Research Seminar – Wednesday 5th July 2017 – Liverpool Logistics, Offshore & Marine Research Institute (LOOM)

On 5th July 2017, Liverpool John Moores University (LJMU) organised a research seminar as an activity of the Newton Institutional Links project “UK-­Vietnam Institutional Link in Digital Innovation for Sustainable Maritime Logistics in Vietnam” to present some of LJMU’s work on port efficiency in collaboration with port partners in Vietnam. The seminar were delivered by Dr. Charly Lersteau and Dr. Iffat Gheyas from LJMU.
Over 20 attendees from academia and industry attended the event.
Titles and abstracts of their talks are detailed below.

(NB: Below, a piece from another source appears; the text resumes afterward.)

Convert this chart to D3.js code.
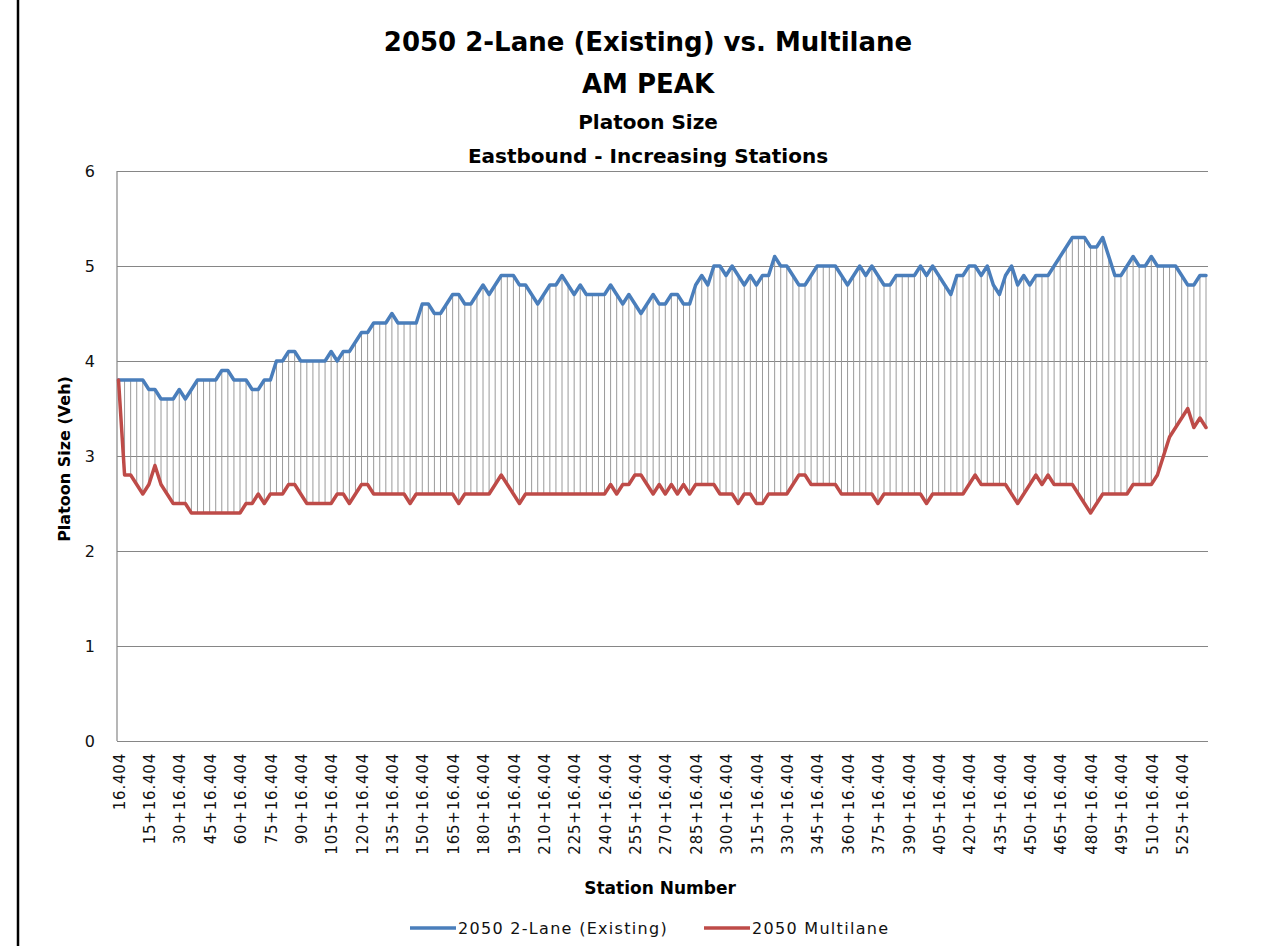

Simulation of operations in Vietnamese VIP Greenport

Dr. Iffat Gheyas Port authorities need to make a variety of inter-related decisions during daily operations at a container terminal. The goal of this study is to develop a decision support tool that supports the terminal operators of Vietnamese VIP Greenport in decision making processes to minimize the ship turnaround time, the congestions on the roads inside the terminal, the average dwelling time of containers at the storage blocks and maximize the average crane productivity. The study will be carried out in three phases: (a) modelling the current state of the port, (b) Simulating port operation using 3D visualization technology and (c) optimizing the operational process. Most of the existing research focus on a particular operation. The goal of current study is to use an integrated approach for optimizing the operational process at container terminal. This is an ongoing work. In this talk, I will discuss the progress made to date.”

Dr. Iffat Gheyas

Optimising the container stacking process in an Asian port

Stack loading problems arise in many logistics applications such as container terminals, container ships, steel yards or warehouses. We are especially motivated by improving efficiency of container terminals. In this presentation, we aim at loading a sequence of items into a set of stacks subject to constraints. Items are accessed in last-in first-out order using a crane, so any target item at the bottom requires reshuffling of upper items. Then finding a loading strategy reducing the number of crane moves is an important challenge in order to decrease operational costs and delays. We introduce mathematical models and heuristics to solve this problem, and experimental results on random and real-case scenarios.